Again, as Python gets more widely used, this becomes a big issue.
Sure, it's not necessarily a killer argument for python-dev, but stuff
that's added to Python shouldn't just be just for the use of
python-dev. The multiple installed versions feature also avoids the
CPAN dependency hell problem - back when I used to work with Perl,
this was a constant source of nightmarish problems.
- The "develop" mode
This makes life that bit less painful all-round.
- The plugin/extension support
Extending distutils currently is a total pain in the arse.
- Backwards compatibility
easy_install even works with existing packages that use traditional
distutils, so long as they're in the Cheeseshop. Damn, this is nice.
If you don't want to do the work to change your installation code,
don't bother - it will still be useful.
The conclusions:
I'm a little suprised by the amount of fear and loathing this has
generated. To me, there are such obvious benefits that I don't see
why people are so vehemently against setuptools. I haven't seen any
arguments that have convinced me that this isn't the right thing to
do. Yes, there's still work to be done - but hell, we've only
released the first alpha so far.
For inclusion in the standard library, the usual benchmark is that the
code offers useful functionality, and that it be the "best of breed".

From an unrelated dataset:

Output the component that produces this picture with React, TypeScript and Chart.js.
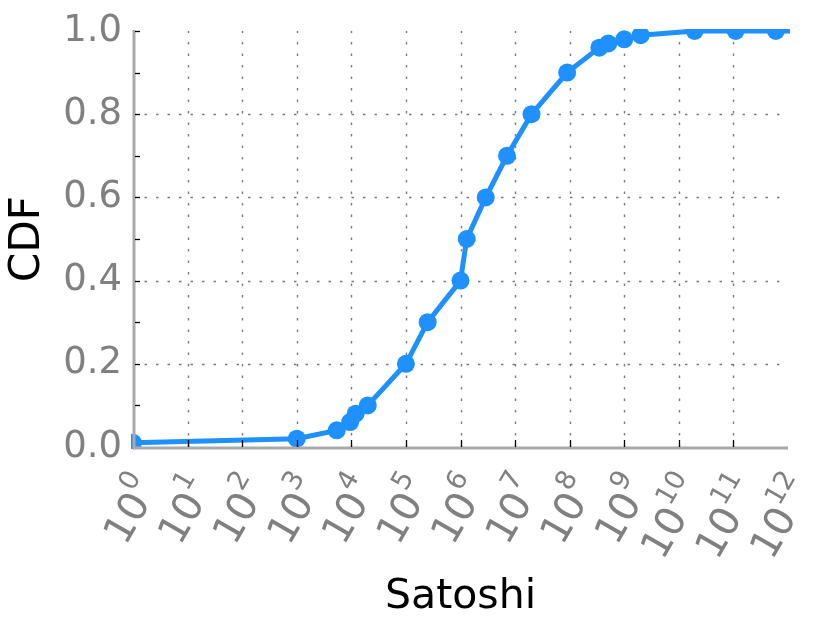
import React, { useEffect, useRef } from 'react';
import { Chart, registerables } from 'chart.js';

Chart.register(...registerables);

// Data (x in satoshi, log scale; y = CDF)
const satoshi = [
  1, 1e3, 5.4e3, 9.5e3, 1.2e4, 2.0e4, 1e5, 2.5e5, 1e6, 1.3e6, 2.9e6, 7.1e6,
  2.0e7, 9.0e7, 3.5e8, 5.1e8, 1.0e9, 2.0e9, 1.95e10, 1.1e11, 6.0e11, 2.0e12,
];
const cdf = [
  0.01, 0.02, 0.04, 0.06, 0.08, 0.1, 0.2, 0.3, 0.4, 0.5, 0.6, 0.7, 0.8, 0.9,
  0.96, 0.97, 0.98, 0.99, 1.0, 1.0, 1.0, 1.0,
];
const xExponents = [0, 1, 2, 3, 4, 5, 6, 7, 8, 9, 10, 11, 12];
const yMajorTicks = [0, 0.2, 0.4, 0.6, 0.8, 1.0];
const yMinorTicks = [0.1, 0.3, 0.5, 0.7, 0.9];
const xTitle = 'Satoshi';
const yTitle = 'CDF';

const FONT = '"DejaVu Sans", "Noto Sans", sans-serif';
const LINE_COLOR = '#1e90ff';
const TICK_GRAY = '#808080';

const decorPlugin = {
  id: 'decor',
  beforeDatasetsDraw(chart: any) {
    const { ctx, chartArea, scales } = chart;
    const x = scales.x;
    const y = scales.y;
    ctx.save();
    ctx.strokeStyle = '#7a7a7a';
    ctx.lineWidth = 1.4;
    ctx.setLineDash([2.5, 9]);
    xExponents.forEach((e) => {
      if (e === xExponents[0] || e === xExponents[xExponents.length - 1]) return;
      const px = Math.round(x.getPixelForValue(Math.pow(10, e))) + 0.5;
      ctx.beginPath();
      ctx.moveTo(px, chartArea.bottom);
      ctx.lineTo(px, chartArea.top);
      ctx.stroke();
    });
    yMajorTicks.forEach((v) => {
      if (v === yMajorTicks[0] || v === yMajorTicks[yMajorTicks.length - 1]) return;
      const py = Math.round(y.getPixelForValue(v)) + 0.5;
      ctx.beginPath();
      ctx.moveTo(chartArea.left, py);
      ctx.lineTo(chartArea.right, py);
      ctx.stroke();
    });
    ctx.restore();
  },
  afterDatasetsDraw(chart: any) {
    const { ctx, chartArea, scales } = chart;
    const x = scales.x;
    const y = scales.y;
    ctx.save();
    ctx.strokeStyle = '#aaaaaa';
    ctx.lineWidth = 3;
    ctx.beginPath();
    ctx.moveTo(chartArea.left + 1, chartArea.top - 1);
    ctx.lineTo(chartArea.left + 1, chartArea.bottom + 1);
    ctx.lineTo(chartArea.right, chartArea.bottom + 1);
    ctx.stroke();
    ctx.strokeStyle = '#000';
    ctx.lineWidth = 1.3;
    xExponents.forEach((e) => {
      if (e === xExponents[0] || e === xExponents[xExponents.length - 1]) return;
      const px = Math.round(x.getPixelForValue(Math.pow(10, e))) + 0.5;
      ctx.beginPath();
      ctx.moveTo(px, chartArea.bottom);
      ctx.lineTo(px, chartArea.bottom - 7);
      ctx.stroke();
    });
    [...yMajorTicks, ...yMinorTicks].forEach((v) => {
      if (v === 0) return;
      const py = Math.round(y.getPixelForValue(v)) + 0.5;
      ctx.beginPath();
      ctx.moveTo(chartArea.left + 2, py);
      ctx.lineTo(chartArea.left + 7, py);
      ctx.stroke();
    });
    ctx.restore();
  },
  afterDraw(chart: any) {
    const { ctx, chartArea, scales } = chart;
    const x = scales.x;
    ctx.save();
    ctx.fillStyle = TICK_GRAY;
    ctx.textAlign = 'left';
    ctx.textBaseline = 'alphabetic';
    const baseFont = `40px ${FONT}`;
    const expFont = `27px ${FONT}`;
    xExponents.forEach((e) => {
      const px = x.getPixelForValue(Math.pow(10, e));
      const base = '10';
      const exp = String(e);
      ctx.font = baseFont;
      const wb = ctx.measureText(base).width;
      ctx.font = expFont;
      const we = ctx.measureText(exp).width;
      const W = wb + we;
      ctx.save();
      ctx.translate(px - 9, chartArea.bottom + 20);
      ctx.rotate(-Math.PI / 3);
      ctx.font = baseFont;
      ctx.fillText(base, -W, 41);
      ctx.font = expFont;
      ctx.fillText(exp, -we, 20);
      ctx.restore();
    });
    ctx.restore();
  },
};

export default function App() {
  const canvasRef = useRef<HTMLCanvasElement | null>(null);

  useEffect(() => {
    const canvas = canvasRef.current;
    if (!canvas) return;
    const chart = new Chart(canvas, {
      type: 'line',
      data: {
        datasets: [
          {
            data: satoshi.map((v, i) => ({ x: v, y: cdf[i] })),
            borderColor: LINE_COLOR,
            backgroundColor: LINE_COLOR,
            pointBackgroundColor: LINE_COLOR,
            pointBorderColor: LINE_COLOR,
            borderWidth: 5,
            pointRadius: 9,
            pointBorderWidth: 0,
            pointHoverRadius: 9,
            tension: 0,
            fill: false,
            clip: 2,
          },
        ],
      },
      options: {
        animation: false,
        responsive: false,
        devicePixelRatio: 1,
        events: [],
        layout: { padding: { top: 31, right: 42, left: 0, bottom: 0 } },
        plugins: {
          legend: { display: false },
          tooltip: { enabled: false },
        },
        scales: {
          x: {
            type: 'logarithmic',
            position: 'bottom',
            min: 1,
            max: 1e12,
            grid: { display: false },
            border: { display: false },
            ticks: { display: false },
            title: {
              display: true,
              text: xTitle,
              color: '#000',
              font: { family: FONT, size: 41 },
              padding: { top: 0, bottom: 1 },
            },
            afterFit: (s: any) => {
              s.height = 176;
            },
          },
          y: {
            type: 'linear',
            min: 0,
            max: 1,
            grid: { display: false },
            border: { display: false },
            ticks: {
              stepSize: 0.2,
              color: TICK_GRAY,
              font: { family: FONT, size: 37 },
              padding: 3,
              callback: (v: any) => Number(v).toFixed(1),
            },
            title: {
              display: true,
              text: yTitle,
              color: '#000',
              font: { family: FONT, size: 42 },
              padding: { top: 3, bottom: 0 },
            },
            afterFit: (s: any) => {
              s.width = 133;
            },
          },
        },
      },
      plugins: [decorPlugin],
    } as any);
    return () => chart.destroy();
  }, []);

  return (
    <div style={{ position: 'fixed', left: 0, top: 0, width: 830, height: 623, background: '#fff' }}>
      <canvas ref={canvasRef} width={830} height={623} style={{ display: 'block', width: 830, height: 623 }} />
    </div>
  );
}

setuptools clearly meets these two criteria. (Ok, it's really "only of
breed", but that also makes it "best", by default <wink>). It's also
been under development for over 2 years - according to svn, 0.0.1 was
checked into svn back in March 2004.
I'm also suprised by how much some people seem to think that the
current state of distutils functionality is acceptable or desirable.
It's not - it's a mess.
Finally, I'd like to point out that I think some of the hostility
towards Phillip's work has been excessive. He's done an amazing
amount of work on this (look at the distutils-sig archive for the
last two years for more), and produced something that's very very
useful.
He deserves far more credit for this than he seems to have been
getting here.
Anthony
--
Anthony Baxter <anthony at interlink.com.au>
It's never too late to have a happy childhood.